**Goal:** Transcribe every line from the top down to the line with "const yTickValues = [1, 2, 3, 4, 5, 6, 7];", both ends included, but not the pictures.

Code that draws figures
::::
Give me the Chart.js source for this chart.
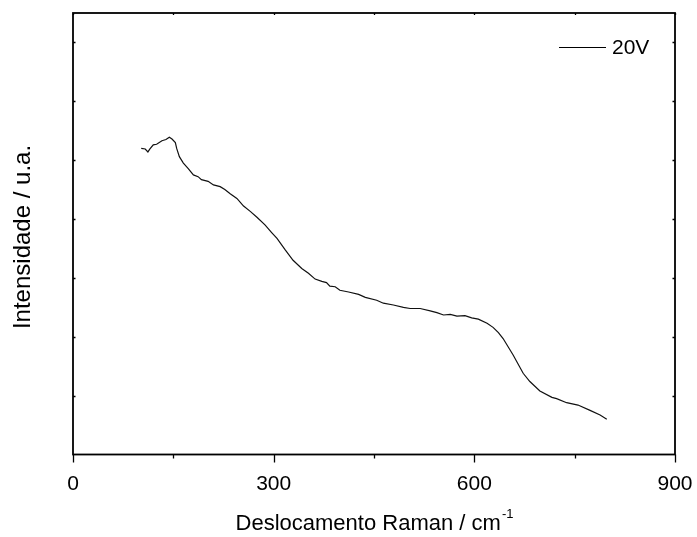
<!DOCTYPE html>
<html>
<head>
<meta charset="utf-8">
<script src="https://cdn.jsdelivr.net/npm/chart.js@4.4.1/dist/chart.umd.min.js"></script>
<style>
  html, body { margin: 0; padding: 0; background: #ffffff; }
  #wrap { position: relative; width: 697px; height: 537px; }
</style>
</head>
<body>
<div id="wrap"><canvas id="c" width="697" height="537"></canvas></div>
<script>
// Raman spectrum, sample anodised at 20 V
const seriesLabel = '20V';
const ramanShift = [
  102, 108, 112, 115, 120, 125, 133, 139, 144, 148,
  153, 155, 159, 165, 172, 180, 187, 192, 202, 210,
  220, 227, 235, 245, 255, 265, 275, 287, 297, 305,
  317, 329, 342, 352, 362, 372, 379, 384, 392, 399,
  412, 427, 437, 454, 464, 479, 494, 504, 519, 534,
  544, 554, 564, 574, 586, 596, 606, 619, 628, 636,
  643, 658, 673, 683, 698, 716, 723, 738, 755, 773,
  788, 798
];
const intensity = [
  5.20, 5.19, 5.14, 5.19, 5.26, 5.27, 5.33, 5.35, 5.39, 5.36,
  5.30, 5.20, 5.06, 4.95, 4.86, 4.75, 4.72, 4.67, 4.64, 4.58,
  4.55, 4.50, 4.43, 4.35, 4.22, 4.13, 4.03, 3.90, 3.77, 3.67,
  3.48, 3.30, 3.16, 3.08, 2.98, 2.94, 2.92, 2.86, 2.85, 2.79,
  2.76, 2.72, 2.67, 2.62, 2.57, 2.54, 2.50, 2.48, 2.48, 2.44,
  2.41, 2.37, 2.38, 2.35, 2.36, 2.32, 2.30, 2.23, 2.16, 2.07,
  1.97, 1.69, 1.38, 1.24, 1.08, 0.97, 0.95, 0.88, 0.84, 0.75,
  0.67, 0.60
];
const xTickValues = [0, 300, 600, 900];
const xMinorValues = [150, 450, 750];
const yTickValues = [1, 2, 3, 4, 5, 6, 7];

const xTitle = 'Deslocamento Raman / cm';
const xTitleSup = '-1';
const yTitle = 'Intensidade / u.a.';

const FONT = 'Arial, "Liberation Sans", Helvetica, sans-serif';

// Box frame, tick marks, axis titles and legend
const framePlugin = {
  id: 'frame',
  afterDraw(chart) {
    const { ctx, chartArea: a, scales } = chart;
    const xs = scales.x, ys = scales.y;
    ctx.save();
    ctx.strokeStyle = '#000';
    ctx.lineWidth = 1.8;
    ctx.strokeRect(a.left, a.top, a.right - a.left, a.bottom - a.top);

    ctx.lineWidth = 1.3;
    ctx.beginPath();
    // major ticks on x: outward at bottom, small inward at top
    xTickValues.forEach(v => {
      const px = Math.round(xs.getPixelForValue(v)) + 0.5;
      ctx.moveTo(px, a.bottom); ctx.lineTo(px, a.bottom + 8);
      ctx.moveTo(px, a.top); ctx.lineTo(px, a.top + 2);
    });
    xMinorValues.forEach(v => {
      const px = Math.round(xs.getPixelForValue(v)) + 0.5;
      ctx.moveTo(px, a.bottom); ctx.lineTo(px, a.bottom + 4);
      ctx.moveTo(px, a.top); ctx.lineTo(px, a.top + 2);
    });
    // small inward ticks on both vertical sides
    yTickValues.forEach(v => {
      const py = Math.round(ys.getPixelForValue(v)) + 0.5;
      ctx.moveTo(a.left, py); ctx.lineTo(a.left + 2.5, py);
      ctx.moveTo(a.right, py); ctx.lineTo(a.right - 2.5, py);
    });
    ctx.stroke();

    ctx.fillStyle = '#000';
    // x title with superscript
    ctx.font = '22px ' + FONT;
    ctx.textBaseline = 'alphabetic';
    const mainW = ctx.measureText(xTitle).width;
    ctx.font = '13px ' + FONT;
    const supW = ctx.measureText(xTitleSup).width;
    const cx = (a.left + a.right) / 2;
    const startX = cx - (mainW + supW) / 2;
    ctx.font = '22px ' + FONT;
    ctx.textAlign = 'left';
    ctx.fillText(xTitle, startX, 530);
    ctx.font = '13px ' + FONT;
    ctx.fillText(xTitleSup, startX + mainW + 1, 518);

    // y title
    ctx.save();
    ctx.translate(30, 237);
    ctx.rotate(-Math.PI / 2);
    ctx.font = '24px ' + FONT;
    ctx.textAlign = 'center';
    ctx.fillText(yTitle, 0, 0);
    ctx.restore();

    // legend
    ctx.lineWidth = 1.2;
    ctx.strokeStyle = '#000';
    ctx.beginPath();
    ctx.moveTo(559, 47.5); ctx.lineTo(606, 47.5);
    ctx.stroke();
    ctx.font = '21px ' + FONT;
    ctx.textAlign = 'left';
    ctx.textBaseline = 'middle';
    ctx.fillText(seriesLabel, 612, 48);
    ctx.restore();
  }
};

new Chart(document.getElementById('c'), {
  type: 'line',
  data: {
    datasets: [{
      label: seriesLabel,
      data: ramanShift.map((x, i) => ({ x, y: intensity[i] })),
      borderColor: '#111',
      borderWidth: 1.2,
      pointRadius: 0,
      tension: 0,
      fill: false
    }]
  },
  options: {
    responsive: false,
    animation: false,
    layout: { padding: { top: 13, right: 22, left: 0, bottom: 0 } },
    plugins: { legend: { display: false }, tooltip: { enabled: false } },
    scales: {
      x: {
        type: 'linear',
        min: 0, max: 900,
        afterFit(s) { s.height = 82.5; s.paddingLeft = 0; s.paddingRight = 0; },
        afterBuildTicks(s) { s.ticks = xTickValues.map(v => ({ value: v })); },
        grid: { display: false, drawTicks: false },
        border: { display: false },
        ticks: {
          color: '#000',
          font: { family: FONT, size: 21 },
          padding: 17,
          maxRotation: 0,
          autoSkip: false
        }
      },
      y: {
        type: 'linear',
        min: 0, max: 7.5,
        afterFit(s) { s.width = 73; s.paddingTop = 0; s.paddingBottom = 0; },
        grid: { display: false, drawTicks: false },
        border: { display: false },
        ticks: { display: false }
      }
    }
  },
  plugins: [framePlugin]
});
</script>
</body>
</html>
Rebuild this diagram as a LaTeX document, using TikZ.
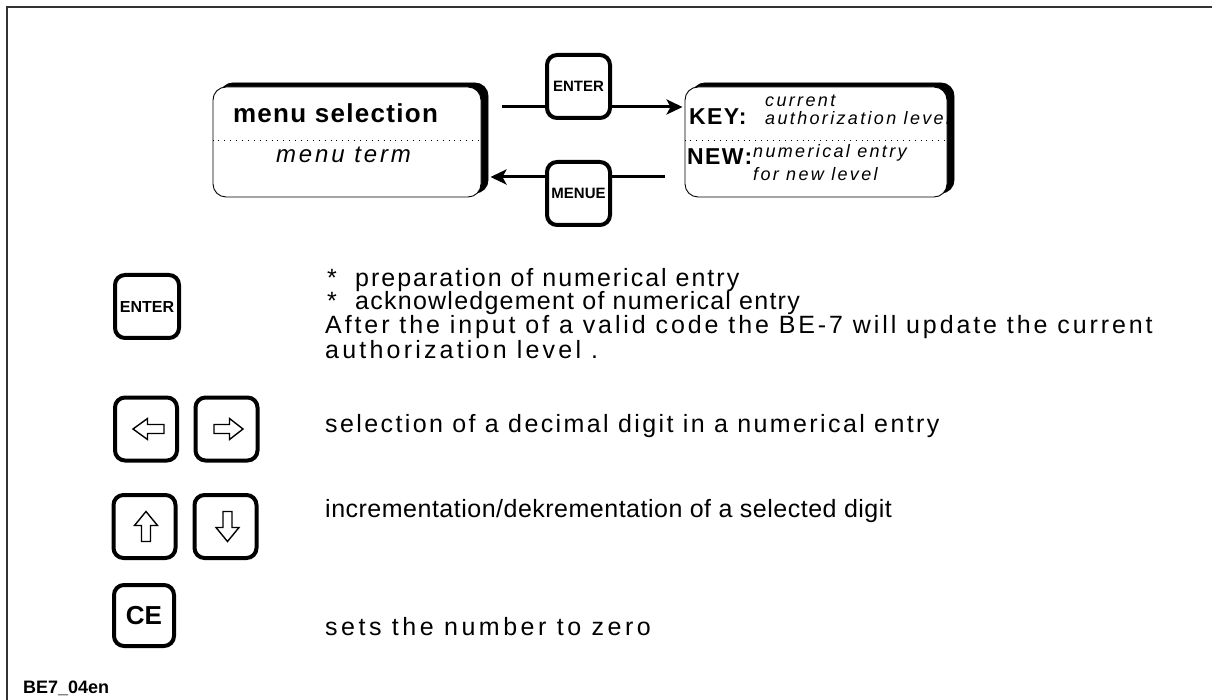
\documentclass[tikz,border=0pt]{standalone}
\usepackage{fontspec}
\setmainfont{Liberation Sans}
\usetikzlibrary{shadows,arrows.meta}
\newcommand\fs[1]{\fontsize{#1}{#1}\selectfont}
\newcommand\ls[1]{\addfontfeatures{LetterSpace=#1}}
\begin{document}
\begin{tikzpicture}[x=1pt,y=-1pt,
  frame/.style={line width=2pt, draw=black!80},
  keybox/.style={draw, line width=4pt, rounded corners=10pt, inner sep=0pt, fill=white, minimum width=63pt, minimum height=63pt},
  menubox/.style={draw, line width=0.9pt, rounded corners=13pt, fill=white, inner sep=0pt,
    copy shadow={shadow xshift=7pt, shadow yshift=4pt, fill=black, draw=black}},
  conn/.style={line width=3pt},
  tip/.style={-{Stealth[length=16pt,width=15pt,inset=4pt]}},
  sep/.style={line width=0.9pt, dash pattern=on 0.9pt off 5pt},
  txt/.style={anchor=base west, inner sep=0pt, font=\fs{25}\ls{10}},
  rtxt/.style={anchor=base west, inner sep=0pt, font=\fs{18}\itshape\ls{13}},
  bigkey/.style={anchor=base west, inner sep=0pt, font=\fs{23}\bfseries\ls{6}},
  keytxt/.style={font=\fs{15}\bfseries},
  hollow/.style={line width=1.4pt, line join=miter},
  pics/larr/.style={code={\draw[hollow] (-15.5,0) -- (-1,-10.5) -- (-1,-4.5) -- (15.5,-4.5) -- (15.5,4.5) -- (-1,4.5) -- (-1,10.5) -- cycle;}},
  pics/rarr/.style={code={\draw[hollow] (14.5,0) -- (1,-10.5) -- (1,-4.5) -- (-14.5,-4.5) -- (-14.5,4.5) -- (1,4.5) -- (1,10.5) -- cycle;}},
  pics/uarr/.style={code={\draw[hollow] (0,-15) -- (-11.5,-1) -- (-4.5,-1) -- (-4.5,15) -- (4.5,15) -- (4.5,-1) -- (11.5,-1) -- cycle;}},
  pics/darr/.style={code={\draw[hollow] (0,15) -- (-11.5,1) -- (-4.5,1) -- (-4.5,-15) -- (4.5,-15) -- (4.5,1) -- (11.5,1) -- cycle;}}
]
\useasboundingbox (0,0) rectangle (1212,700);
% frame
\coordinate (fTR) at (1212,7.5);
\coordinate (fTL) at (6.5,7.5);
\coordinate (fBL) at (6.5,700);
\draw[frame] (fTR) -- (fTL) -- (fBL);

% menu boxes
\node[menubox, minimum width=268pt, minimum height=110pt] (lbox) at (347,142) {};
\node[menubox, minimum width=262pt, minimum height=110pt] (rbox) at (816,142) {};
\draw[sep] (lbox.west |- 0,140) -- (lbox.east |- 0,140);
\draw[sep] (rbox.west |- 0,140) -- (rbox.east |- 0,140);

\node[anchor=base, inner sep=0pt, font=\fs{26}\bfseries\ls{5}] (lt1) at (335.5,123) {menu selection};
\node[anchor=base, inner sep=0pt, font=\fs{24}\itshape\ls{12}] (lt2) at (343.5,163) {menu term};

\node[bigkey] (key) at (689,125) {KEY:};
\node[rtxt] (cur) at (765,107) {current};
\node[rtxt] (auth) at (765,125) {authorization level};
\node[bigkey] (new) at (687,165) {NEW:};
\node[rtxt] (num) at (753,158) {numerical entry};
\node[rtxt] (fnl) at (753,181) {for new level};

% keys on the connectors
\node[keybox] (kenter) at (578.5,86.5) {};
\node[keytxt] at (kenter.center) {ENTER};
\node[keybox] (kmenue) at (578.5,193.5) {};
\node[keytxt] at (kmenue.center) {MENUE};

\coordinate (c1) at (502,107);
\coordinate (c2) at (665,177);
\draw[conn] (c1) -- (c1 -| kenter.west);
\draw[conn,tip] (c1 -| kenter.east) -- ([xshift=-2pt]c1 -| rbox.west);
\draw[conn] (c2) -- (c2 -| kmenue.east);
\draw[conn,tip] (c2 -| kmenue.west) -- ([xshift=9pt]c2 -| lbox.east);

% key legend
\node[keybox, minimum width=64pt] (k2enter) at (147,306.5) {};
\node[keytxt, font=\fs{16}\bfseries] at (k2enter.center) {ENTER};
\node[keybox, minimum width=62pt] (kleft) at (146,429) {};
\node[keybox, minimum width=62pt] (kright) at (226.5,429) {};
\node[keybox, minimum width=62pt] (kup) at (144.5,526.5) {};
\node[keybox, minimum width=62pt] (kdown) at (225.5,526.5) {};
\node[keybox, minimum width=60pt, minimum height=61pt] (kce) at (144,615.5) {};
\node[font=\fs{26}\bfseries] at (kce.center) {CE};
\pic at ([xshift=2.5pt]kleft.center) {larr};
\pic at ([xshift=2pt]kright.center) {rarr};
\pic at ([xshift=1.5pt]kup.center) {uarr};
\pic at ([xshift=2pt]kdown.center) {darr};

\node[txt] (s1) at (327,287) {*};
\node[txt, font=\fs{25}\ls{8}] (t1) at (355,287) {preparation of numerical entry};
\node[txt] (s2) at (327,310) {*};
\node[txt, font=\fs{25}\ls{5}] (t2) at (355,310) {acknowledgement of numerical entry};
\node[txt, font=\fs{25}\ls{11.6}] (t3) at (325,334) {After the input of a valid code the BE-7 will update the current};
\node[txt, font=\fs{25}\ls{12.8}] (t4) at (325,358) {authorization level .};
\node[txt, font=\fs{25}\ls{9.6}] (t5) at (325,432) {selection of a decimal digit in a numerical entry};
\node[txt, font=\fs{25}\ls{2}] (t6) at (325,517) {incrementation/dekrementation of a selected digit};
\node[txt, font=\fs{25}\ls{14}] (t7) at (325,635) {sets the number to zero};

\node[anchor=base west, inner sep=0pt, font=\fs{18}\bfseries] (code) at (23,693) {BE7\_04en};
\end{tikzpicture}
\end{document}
::::
**The output:**
Give me the Chart.js source for this chart.
<!DOCTYPE html>
<html>
<head>
<meta charset="utf-8">
<script src="https://cdn.jsdelivr.net/npm/chart.js@4.4.1/dist/chart.umd.min.js"></script>
<style>
  html, body { margin: 0; padding: 0; background: #ffffff; }
  #wrap { position: relative; width: 697px; height: 537px; }
</style>
</head>
<body>
<div id="wrap"><canvas id="c" width="697" height="537"></canvas></div>
<script>
// Raman spectrum, sample anodised at 20 V
const seriesLabel = '20V';
const ramanShift = [
  102, 108, 112, 115, 120, 125, 133, 139, 144, 148,
  153, 155, 159, 165, 172, 180, 187, 192, 202, 210,
  220, 227, 235, 245, 255, 265, 275, 287, 297, 305,
  317, 329, 342, 352, 362, 372, 379, 384, 392, 399,
  412, 427, 437, 454, 464, 479, 494, 504, 519, 534,
  544, 554, 564, 574, 586, 596, 606, 619, 628, 636,
  643, 658, 673, 683, 698, 716, 723, 738, 755, 773,
  788, 798
];
const intensity = [
  5.20, 5.19, 5.14, 5.19, 5.26, 5.27, 5.33, 5.35, 5.39, 5.36,
  5.30, 5.20, 5.06, 4.95, 4.86, 4.75, 4.72, 4.67, 4.64, 4.58,
  4.55, 4.50, 4.43, 4.35, 4.22, 4.13, 4.03, 3.90, 3.77, 3.67,
  3.48, 3.30, 3.16, 3.08, 2.98, 2.94, 2.92, 2.86, 2.85, 2.79,
  2.76, 2.72, 2.67, 2.62, 2.57, 2.54, 2.50, 2.48, 2.48, 2.44,
  2.41, 2.37, 2.38, 2.35, 2.36, 2.32, 2.30, 2.23, 2.16, 2.07,
  1.97, 1.69, 1.38, 1.24, 1.08, 0.97, 0.95, 0.88, 0.84, 0.75,
  0.67, 0.60
];
const xTickValues = [0, 300, 600, 900];
const xMinorValues = [150, 450, 750];
const yTickValues = [1, 2, 3, 4, 5, 6, 7];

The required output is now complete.